Editor's Note
IF THEY SURVIVE…will we?
That was the spooky come-on for The Boys From Brazil, the popular 1978 movie that served as many people's introduction to cloning and other forms of genetic manipulation. What a downbeat primer: Based on the Ira Levin novel, the plot revolved around Josef Mengele, then the most notorious at-large war criminal from World War II, and an attempt to create a Fourth Reich by genetically engineering a new Hitler.
The year 1978 showcased another biologically loaded debut, one that momentarily inspired far more fear and panic than The Boys From Brazil: the birth of Louise Brown as the world's first "test-tube baby." "Is it dehumanizing," asked Time, "a step that is to be condemned because it puts the moment of creation outside the body into a mechanical environment?"
A quarter of a century later, The Boys From Brazil surfaces occasionally on late-night TV, an over-the-top relic of apocalyptic '70s culture. In vitro fertilization, the process through which Louise Brown was conceived, is common enough that it no longer merits much discussion, let alone societal anxiety.
But as human cloning and a host of other related technologies edge closer to becoming reality, arguments over their desirability, implications, and legal status are only getting started. This is serious stuff: Not only do these procedures hold forth the greatest promise for the improvement of human life in the coming decades, but they are on the verge of being prohibited, at least in the United States.
Last year the House of Representatives passed a comprehensive ban on human cloning, including therapeutic cloning aimed at creating embryonic stem cells that might one day help cure Alzheimer's disease, diabetes, and many other illnesses.
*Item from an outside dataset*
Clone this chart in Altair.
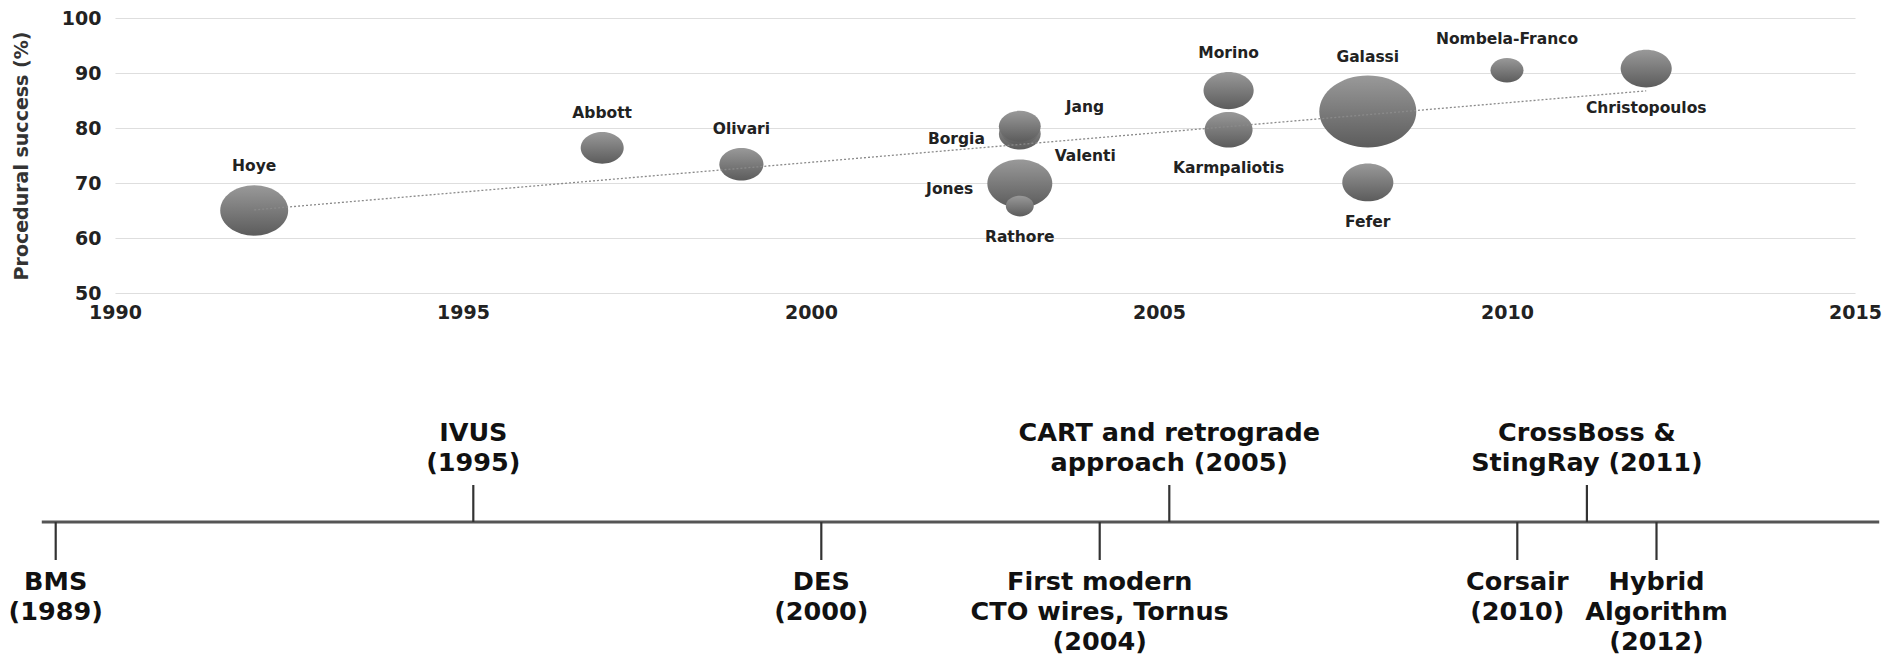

As I write this, President George W. Bush is pushing the Senate to pass the ban, which he will happily sign into law.
This is the vital backdrop for "The Clone Wars," a debate between Gregory Stock, author of Redesigning Humans: Our Inevitable Genetic Future, and Francis Fukuyama, author of Our Posthuman Future: Consequences of the Biotechnology Revolution (page 34). In those books—and in reason's pages—they provide the most lucid cases for and against cloning and other biological manipulations. To be upfront about it, I'm in Stock's camp on this issue, believing not only that such technologies will help minimize human suffering but that they are morally defensible tools which will someday allow individuals greater control over their bodies and their lives.
"Biological enhancement will lead us into unexpected realms, eventually challenging our basic ideas about what it means to be human," writes Stock in the first chapter of his book. "Some imagine that we will see the perils, come to our senses, and turn away from such possibilities. But…to forgo the powerful technologies genomics and molecular biology are bringing would be as out of character for humanity as it would be to use them without concern for the dangers they pose. We will do both. The question is no longer whether we will manipulate embryos, but when, where, and how."
Stock is doubtless correct about the long run. In fact, as he underscores, we are already manipulating embryos. As with in vitro fertilization, once the benefits of the new technologies are realized, they will be embraced, or at least tolerated, as tools for individual empowerment. But legislation—and lingering fears borne out of fantastic scenarios such as The Boys From Brazil—will have a lot to say about when, where, and how. If they survive, it will take that much longer for our future to happen.